§ Task details
Retype only the lines running from the beginning of the entries below to the line with "rectangle (10.13, 5.09);", both included. Do not include pictures.

§ Extracted records
· · · · ·
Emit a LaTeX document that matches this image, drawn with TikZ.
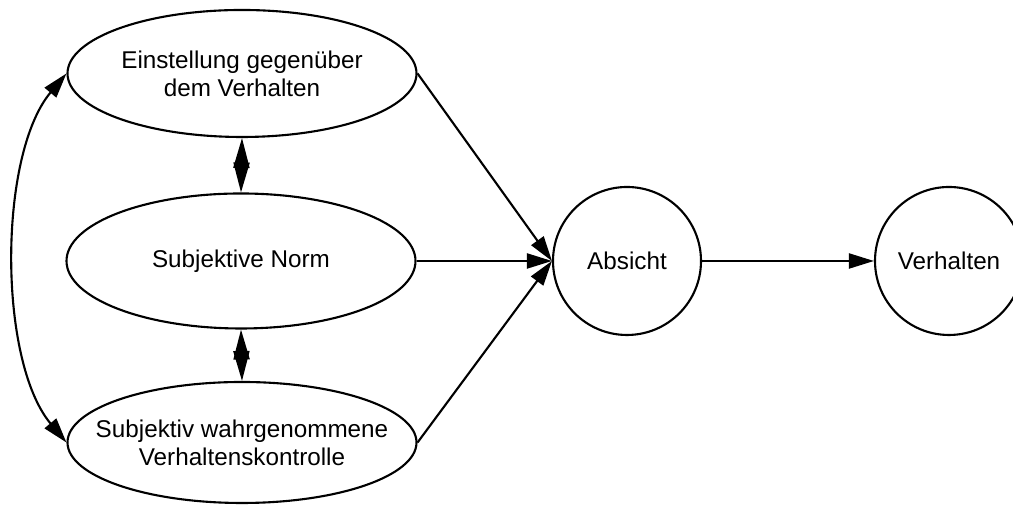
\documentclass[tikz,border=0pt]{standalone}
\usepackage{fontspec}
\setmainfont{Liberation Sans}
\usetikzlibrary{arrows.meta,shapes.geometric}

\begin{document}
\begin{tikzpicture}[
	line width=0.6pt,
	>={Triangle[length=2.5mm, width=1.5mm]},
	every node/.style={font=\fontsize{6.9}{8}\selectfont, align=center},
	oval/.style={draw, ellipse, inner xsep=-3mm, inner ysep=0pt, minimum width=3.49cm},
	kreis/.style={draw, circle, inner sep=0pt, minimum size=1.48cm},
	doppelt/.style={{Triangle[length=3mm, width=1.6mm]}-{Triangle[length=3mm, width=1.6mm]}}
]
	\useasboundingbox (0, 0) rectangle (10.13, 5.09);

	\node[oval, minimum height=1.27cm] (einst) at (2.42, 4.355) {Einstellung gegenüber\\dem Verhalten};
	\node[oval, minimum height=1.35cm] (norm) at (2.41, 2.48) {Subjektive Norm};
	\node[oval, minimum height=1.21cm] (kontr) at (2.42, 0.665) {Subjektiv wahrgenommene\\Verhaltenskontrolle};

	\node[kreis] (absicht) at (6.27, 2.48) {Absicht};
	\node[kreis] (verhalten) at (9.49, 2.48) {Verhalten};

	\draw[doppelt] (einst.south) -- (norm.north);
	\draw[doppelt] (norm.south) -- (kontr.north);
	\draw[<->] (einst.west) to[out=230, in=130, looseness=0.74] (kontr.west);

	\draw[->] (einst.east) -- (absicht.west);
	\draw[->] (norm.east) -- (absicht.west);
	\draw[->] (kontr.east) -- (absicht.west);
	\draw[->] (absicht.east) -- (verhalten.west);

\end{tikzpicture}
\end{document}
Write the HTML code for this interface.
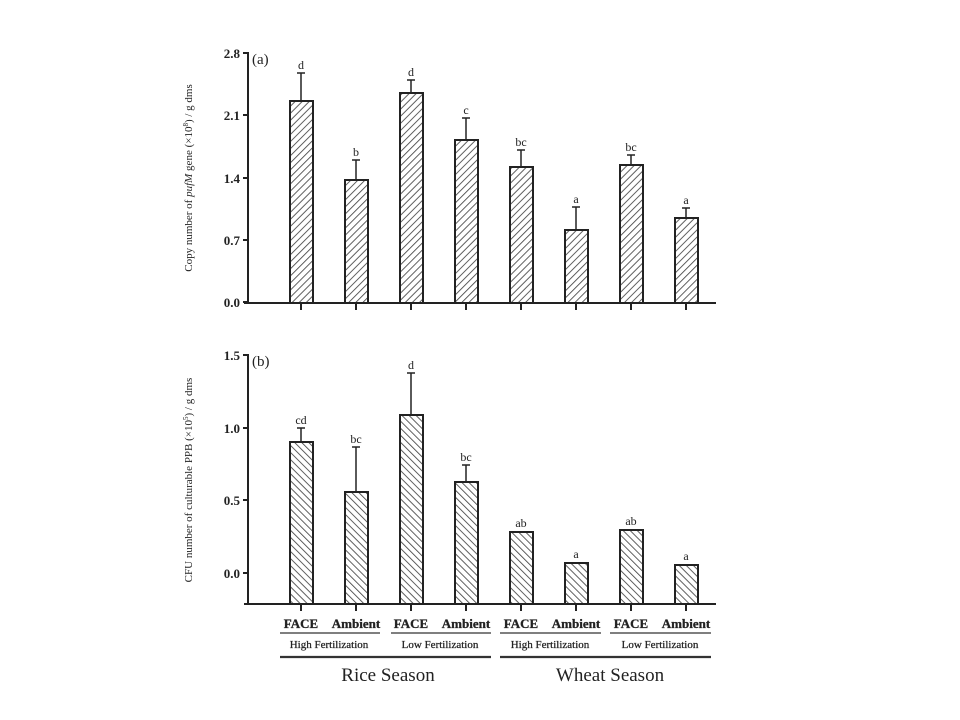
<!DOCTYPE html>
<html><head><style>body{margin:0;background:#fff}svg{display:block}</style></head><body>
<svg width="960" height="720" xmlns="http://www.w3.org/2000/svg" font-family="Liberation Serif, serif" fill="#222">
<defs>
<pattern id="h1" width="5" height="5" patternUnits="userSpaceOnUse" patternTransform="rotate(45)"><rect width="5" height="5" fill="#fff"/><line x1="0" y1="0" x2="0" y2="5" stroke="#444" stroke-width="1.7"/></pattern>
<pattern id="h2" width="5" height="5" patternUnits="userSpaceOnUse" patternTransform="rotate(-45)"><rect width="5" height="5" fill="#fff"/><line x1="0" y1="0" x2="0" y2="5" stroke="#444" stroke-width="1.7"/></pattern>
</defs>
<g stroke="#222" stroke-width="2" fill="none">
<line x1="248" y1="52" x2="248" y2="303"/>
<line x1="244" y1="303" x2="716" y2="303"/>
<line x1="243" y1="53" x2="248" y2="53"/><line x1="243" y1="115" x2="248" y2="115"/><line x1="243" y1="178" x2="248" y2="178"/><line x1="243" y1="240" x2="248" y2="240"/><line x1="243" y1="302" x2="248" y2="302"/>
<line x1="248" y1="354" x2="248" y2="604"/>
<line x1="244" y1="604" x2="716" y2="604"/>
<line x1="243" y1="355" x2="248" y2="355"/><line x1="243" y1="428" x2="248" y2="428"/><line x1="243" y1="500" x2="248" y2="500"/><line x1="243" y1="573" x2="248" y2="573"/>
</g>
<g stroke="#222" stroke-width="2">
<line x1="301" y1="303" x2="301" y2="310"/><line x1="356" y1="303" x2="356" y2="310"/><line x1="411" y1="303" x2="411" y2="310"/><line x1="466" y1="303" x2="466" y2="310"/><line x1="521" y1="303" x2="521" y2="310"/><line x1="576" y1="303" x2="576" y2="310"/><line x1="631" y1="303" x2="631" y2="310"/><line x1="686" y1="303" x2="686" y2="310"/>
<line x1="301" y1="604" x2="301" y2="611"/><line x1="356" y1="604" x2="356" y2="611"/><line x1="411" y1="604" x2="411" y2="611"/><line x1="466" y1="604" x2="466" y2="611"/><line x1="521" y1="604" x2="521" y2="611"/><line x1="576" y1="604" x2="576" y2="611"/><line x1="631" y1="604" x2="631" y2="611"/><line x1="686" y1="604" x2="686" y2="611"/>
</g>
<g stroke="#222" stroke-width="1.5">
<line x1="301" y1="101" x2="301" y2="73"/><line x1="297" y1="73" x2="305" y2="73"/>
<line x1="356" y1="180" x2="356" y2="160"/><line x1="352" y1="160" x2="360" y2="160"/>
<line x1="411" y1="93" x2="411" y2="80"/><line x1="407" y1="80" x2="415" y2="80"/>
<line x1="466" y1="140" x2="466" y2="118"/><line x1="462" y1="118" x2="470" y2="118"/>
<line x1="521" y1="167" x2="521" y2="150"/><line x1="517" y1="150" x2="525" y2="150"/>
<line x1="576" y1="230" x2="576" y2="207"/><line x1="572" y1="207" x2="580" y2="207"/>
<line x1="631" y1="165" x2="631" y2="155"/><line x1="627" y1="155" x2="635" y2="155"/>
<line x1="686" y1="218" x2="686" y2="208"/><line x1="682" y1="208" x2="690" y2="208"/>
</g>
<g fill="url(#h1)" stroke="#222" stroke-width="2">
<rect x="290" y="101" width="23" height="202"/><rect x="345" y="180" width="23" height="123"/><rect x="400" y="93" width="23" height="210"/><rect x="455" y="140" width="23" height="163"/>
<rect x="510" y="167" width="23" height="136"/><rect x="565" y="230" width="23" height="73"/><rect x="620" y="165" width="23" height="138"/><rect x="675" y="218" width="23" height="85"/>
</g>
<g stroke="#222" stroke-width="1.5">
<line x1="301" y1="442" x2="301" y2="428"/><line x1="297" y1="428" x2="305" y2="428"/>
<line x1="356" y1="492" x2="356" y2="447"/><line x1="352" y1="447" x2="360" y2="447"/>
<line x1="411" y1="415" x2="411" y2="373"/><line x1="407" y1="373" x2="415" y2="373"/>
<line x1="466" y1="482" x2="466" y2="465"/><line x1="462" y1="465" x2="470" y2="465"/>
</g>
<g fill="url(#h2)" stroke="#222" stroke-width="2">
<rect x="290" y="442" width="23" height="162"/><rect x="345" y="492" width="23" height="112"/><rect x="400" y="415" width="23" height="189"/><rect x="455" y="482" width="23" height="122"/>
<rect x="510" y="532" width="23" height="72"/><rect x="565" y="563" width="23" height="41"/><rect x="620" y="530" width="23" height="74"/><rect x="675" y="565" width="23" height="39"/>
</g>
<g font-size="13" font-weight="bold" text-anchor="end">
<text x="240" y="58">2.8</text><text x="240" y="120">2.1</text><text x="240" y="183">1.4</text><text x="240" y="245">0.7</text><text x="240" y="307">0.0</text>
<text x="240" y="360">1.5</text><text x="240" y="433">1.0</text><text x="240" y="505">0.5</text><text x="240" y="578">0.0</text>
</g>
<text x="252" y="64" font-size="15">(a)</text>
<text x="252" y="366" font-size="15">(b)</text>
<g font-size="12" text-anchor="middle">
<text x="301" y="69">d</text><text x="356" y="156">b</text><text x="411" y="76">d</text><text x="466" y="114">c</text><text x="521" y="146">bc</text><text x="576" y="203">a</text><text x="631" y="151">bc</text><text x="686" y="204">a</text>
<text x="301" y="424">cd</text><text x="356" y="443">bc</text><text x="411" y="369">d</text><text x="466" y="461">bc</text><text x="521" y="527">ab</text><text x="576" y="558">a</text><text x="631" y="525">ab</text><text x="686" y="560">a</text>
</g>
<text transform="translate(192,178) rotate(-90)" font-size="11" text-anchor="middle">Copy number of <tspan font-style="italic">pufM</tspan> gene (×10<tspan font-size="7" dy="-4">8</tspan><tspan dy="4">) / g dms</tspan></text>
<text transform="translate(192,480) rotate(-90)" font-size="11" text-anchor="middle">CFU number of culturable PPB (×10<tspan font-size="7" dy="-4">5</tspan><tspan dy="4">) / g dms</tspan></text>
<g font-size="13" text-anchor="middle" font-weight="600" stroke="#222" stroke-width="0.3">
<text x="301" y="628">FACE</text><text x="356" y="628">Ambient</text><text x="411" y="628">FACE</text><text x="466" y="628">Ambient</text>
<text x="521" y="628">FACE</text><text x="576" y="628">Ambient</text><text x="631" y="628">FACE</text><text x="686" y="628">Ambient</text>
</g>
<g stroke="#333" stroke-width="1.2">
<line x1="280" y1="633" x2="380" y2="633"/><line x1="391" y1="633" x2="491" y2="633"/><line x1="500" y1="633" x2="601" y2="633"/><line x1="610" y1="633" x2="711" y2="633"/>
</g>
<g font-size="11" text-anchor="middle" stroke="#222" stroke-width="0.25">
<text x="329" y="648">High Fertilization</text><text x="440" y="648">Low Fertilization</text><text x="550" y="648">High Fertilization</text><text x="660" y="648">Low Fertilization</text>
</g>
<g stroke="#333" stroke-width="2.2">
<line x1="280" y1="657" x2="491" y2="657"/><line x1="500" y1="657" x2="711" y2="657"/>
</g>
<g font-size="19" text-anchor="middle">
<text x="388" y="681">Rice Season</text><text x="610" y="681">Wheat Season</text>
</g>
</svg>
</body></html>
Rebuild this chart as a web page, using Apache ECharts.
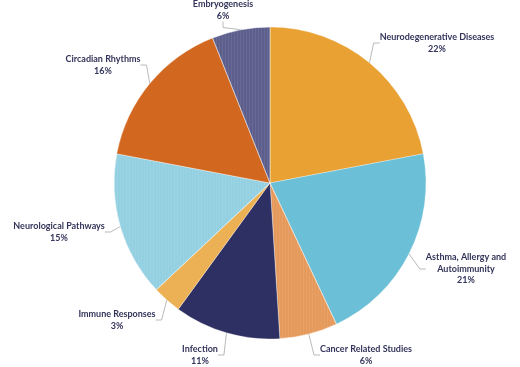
· · · · ·
§ The completed task
Emit a LaTeX document that matches this image, drawn with TikZ.
\documentclass[tikz,border=0pt]{standalone}
\usepackage{fontspec}
\setmainfont{Liberation Sans}
\usetikzlibrary{arrows.meta,shapes.geometric}

\begin{document}
\begin{tikzpicture}[
	line width=0.6pt,
	>={Triangle[length=2.5mm, width=1.5mm]},
	every node/.style={font=\fontsize{6.9}{8}\selectfont, align=center},
	oval/.style={draw, ellipse, inner xsep=-3mm, inner ysep=0pt, minimum width=3.49cm},
	kreis/.style={draw, circle, inner sep=0pt, minimum size=1.48cm},
	doppelt/.style={{Triangle[length=3mm, width=1.6mm]}-{Triangle[length=3mm, width=1.6mm]}}
]
	\useasboundingbox (0, 0) rectangle (10.13, 5.09);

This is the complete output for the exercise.